Haven’t advocates exaggerated the prevalence of domestic violence In this country?  Isn’t domestic violence really quite rare?

Domestic violence occurs here and in every community.  Every 12 seconds men stalk, beat, kick, and terrify the women they promised to love. Domestic violence is difficult to measure with precision, but there is no doubt that it is a costly and devastating problem for our nation. If you doubt it, spend a night at an emergency room. Talk with a police officer who answers domestic abuse calls. Go to court and listen to the women who are forced to seek restraining orders against their husbands or boyfriends. The FBI says that domestic violence is the most committed crime in this country, but, the least reported—any statistics are considered to be conservative. Whether there are one million or six million incidents of physical abuse against women each year, the actual estimate in the United States, this is an epidemic we can no longer ignore. There’s no excuse for domestic violence, and no excuse for any of us not to help end abuse.

Isn’t it the feminist ideology that causes battered women’s advocates to portray all men as batterers and women as their helpless victims?

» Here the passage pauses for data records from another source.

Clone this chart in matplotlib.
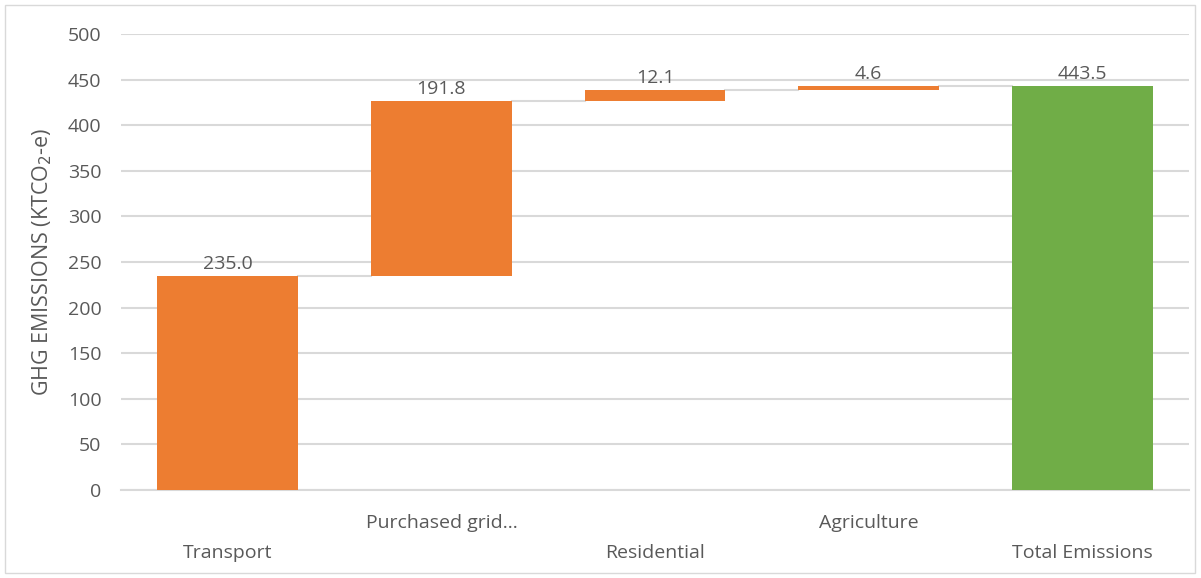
import matplotlib.pyplot as plt
from matplotlib.patches import Rectangle

categories = ['Transport', 'Purchased grid...', 'Residential', 'Agriculture', 'Total Emissions']
values = [235.0, 191.8, 12.1, 4.6, 443.5]
is_total = [False, False, False, False, True]
yticks = [0, 50, 100, 150, 200, 250, 300, 350, 400, 450, 500]

orange = '#ED7D31'
green = '#70AD47'
grid_col = '#D9D9D9'
text_col = '#595959'

plt.rcParams['font.family'] = ['Open Sans', 'DejaVu Sans']

fig = plt.figure(figsize=(12.01, 5.78), dpi=100)
ax = fig.add_axes([121 / 1201, 1 - 490 / 578, (1189 - 121) / 1201, (490 - 34) / 578])

# waterfall bottoms
bottoms = []
running = 0
for v, t in zip(values, is_total):
    if t:
        bottoms.append(0)
    else:
        bottoms.append(running)
        running += v

x = list(range(len(categories)))
width = 0.66
colors = [green if t else orange for t in is_total]
ax.bar(x, values, width=width, bottom=bottoms, color=colors, zorder=3)

# connectors
for i in range(len(values) - 1):
    top = bottoms[i] + values[i]
    ax.plot([i + width / 2, i + 1 - width / 2], [top, top], color=grid_col, lw=1.5, zorder=2)

# data labels
for i, v in enumerate(values):
    ax.text(i, bottoms[i] + v + 3, f'{v:.1f}', ha='center', va='bottom',
            fontsize=14, color=text_col)

ax.set_xlim(-0.5, len(categories) - 0.5)
ax.set_ylim(0, 500)
ax.set_yticks(yticks)
ax.yaxis.grid(True, color=grid_col, lw=1.5, zorder=0)
ax.tick_params(axis='y', length=0, labelsize=14, labelcolor=text_col, pad=14)
ax.set_xticks(x)
ax.set_xticklabels([])
ax.tick_params(axis='x', length=0)
for s in ['top', 'right', 'left']:
    ax.spines[s].set_visible(False)
ax.spines['bottom'].set_color(grid_col)
ax.spines['bottom'].set_linewidth(1.5)

# staggered category labels
for i, c in enumerate(categories):
    y = -0.072 if i % 2 else -0.138
    ax.text(i, y, c, transform=ax.get_xaxis_transform(), ha='center', va='center',
            fontsize=14, color=text_col)

ax.set_ylabel('GHG EMISSIONS (KTCO$_2$-e)', fontsize=15.5, color=text_col, labelpad=10)

fig.patches.append(Rectangle((5 / 1201, 5 / 578), 1190 / 1201, 568 / 578, transform=fig.transFigure,
                             fill=False, edgecolor=grid_col, lw=1))

fig.savefig('out.png', dpi=100)
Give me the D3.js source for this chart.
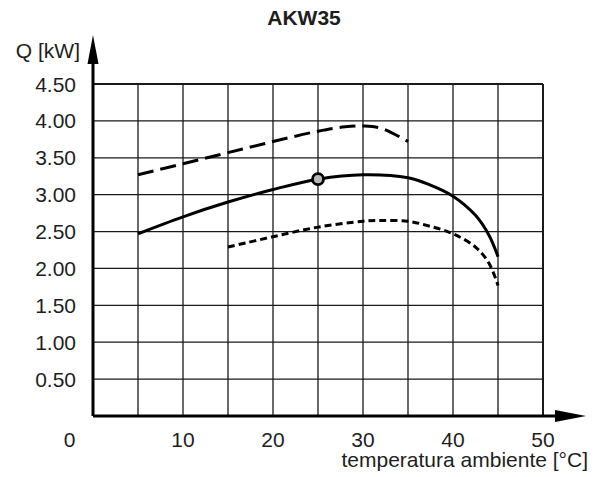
<!DOCTYPE html>
<html>
<head>
<meta charset="utf-8">
<script src="https://cdn.jsdelivr.net/npm/d3@7/dist/d3.min.js"></script>
<style>
  html, body { margin: 0; padding: 0; background: #fff; }
  svg { display: block; }
  text { font-family: "Liberation Sans", Arial, sans-serif; fill: #1e1e1e; }
</style>
</head>
<body>
<svg id="chart" width="599" height="477"></svg>
<script>
// ---- data ----
const title = "AKW35";
const yLabel = "Q [kW]";
const xLabel = "temperatura ambiente [°C]";
const xTicks = [0, 10, 20, 30, 40, 50];
const xGrid = [5, 10, 15, 20, 25, 30, 35, 40, 45, 50];
const yTicks = [0.5, 1.0, 1.5, 2.0, 2.5, 3.0, 3.5, 4.0, 4.5];

const dashedT = [5, 10, 15, 20, 25, 28, 30, 32, 35];
const dashedQ = [3.27, 3.42, 3.57, 3.72, 3.86, 3.92, 3.93, 3.90, 3.72];

const solidT = [5, 10, 15, 20, 25, 30, 35, 37.5, 40, 42.5, 44, 45];
const solidQ = [2.47, 2.70, 2.90, 3.07, 3.21, 3.27, 3.23, 3.13, 2.98, 2.72, 2.45, 2.16];

const dottedT = [15, 20, 25, 30, 32, 35, 37.5, 40, 42.5, 44, 45];
const dottedQ = [2.29, 2.43, 2.56, 2.64, 2.65, 2.64, 2.57, 2.47, 2.29, 2.07, 1.77];

const markerT = [25];
const markerQ = [3.21];

// ---- drawing ----
const svg = d3.select("#chart");
const x = d3.scaleLinear().domain([0, 50]).range([93, 543]);
const y = d3.scaleLinear().domain([0, 4.5]).range([416, 84]);
const FS = 21;

// grid
svg.append("g").selectAll("line").data(yTicks).join("line")
  .attr("x1", x(0)).attr("x2", x(50))
  .attr("y1", d => y(d)).attr("y2", d => y(d))
  .attr("stroke", "#1a1a1a").attr("stroke-width", d => d === 4.5 ? 2 : 1.3);
svg.append("g").selectAll("line").data(xGrid).join("line")
  .attr("x1", d => x(d)).attr("x2", d => x(d))
  .attr("y1", y(0)).attr("y2", y(4.5))
  .attr("stroke", "#1a1a1a").attr("stroke-width", d => d === 50 ? 2 : 1.3);

// axes with arrows
svg.append("line").attr("x1", x(0)).attr("x2", 558).attr("y1", y(0)).attr("y2", y(0))
  .attr("stroke", "#000").attr("stroke-width", 3);
svg.append("path").attr("d", `M555,${y(0) - 6} L586,${y(0)} L555,${y(0) + 6} Z`).attr("fill", "#000");
svg.append("line").attr("x1", x(0)).attr("x2", x(0)).attr("y1", y(0)).attr("y2", 62)
  .attr("stroke", "#000").attr("stroke-width", 3);
svg.append("path").attr("d", `M${x(0) - 5.5},64 L${x(0)},35 L${x(0) + 5.5},64 Z`).attr("fill", "#000");

// tick labels
svg.append("g").selectAll("text").data(yTicks).join("text")
  .attr("x", 76).attr("y", d => y(d)).attr("dy", "0.36em")
  .attr("text-anchor", "end").attr("font-size", FS)
  .text(d => d3.format(".2f")(d));
svg.append("g").selectAll("text").data(xTicks).join("text")
  .attr("x", d => d === 0 ? 69.5 : x(d)).attr("y", 447)
  .attr("text-anchor", "middle").attr("font-size", FS)
  .text(d => d);

// labels
svg.append("text").attr("x", 304).attr("y", 24.5).attr("text-anchor", "middle")
  .attr("font-size", FS).attr("font-weight", "bold").text(title);
svg.append("text").attr("x", 80).attr("y", 57.5).attr("text-anchor", "end")
  .attr("font-size", FS).text(yLabel);
svg.append("text").attr("x", 588).attr("y", 467).attr("text-anchor", "end")
  .attr("font-size", FS).text(xLabel);

// curves
const line = d3.line().x(d => x(d[0])).y(d => y(d[1])).curve(d3.curveCatmullRom.alpha(0.5));
const series = [
  { t: dashedT, q: dashedQ, dash: "16,7" },
  { t: solidT, q: solidQ, dash: null },
  { t: dottedT, q: dottedQ, dash: "7,4" }
];
series.forEach(s => {
  svg.append("path")
    .attr("d", line(d3.zip(s.t, s.q)))
    .attr("fill", "none").attr("stroke", "#000").attr("stroke-width", 3)
    .attr("stroke-dasharray", s.dash);
});

// marker
svg.append("g").selectAll("circle").data(d3.zip(markerT, markerQ)).join("circle")
  .attr("cx", d => x(d[0])).attr("cy", d => y(d[1])).attr("r", 5.5)
  .attr("fill", "#b8b8b8").attr("stroke", "#000").attr("stroke-width", 2.8);
</script>
</body>
</html>
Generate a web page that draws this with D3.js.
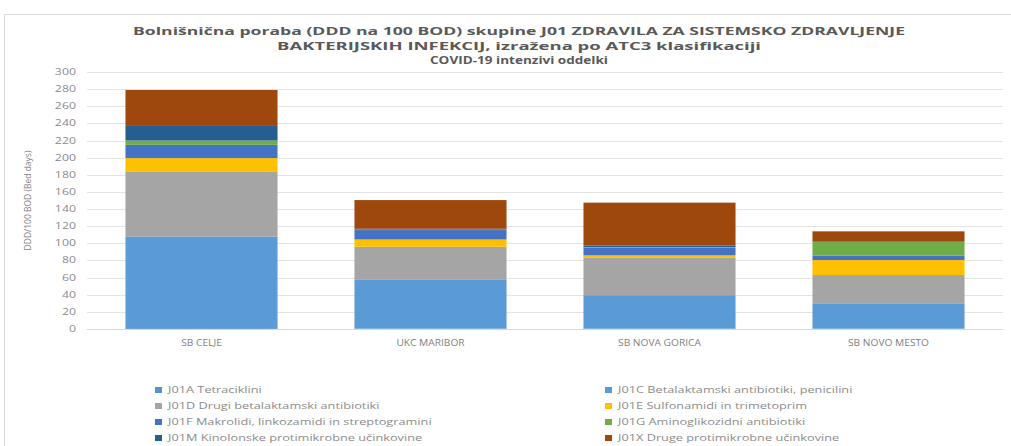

All men certainly are not batterers. We welcome the many men who are joining efforts to prevent and stop domestic violence. Men have a critical role to play in ending this epidemic. It is beyond dispute that the gender roles in our society can reinforce attitudes that lead to violence against women—and certainly fail to condemn those attitudes. We cannot effectively address this epidemic if we ignore the impact of gender roles. Battered women are not helpless victims. Most find remarkable courage as they seek escape from the violence that threatens their lives and the lives of their children. We have to do more to help battered women. Police and doctors, clergy and employers, teachers and soccer coaches, men and women. You and I –can help stop domestic violence. And, we must.

If battered women don’t want to leave, what can anyone do?

If battered women stay in abusive relationships, it is because they lack the support and resources to protect themselves. Nobody wants to be terrorized and battered, and nobody deserves a home life filled with abuse. As a society, we have looked the other way for too long. Domestic violence is an epidemic.  It affects every community, every workplace, every family. There’s no excuse for domestic violence—no excuse for men to beat women, and no excuse for any of us to ignore this any longer. Domestic violence is our business. Each one of us can and must be part of the solution.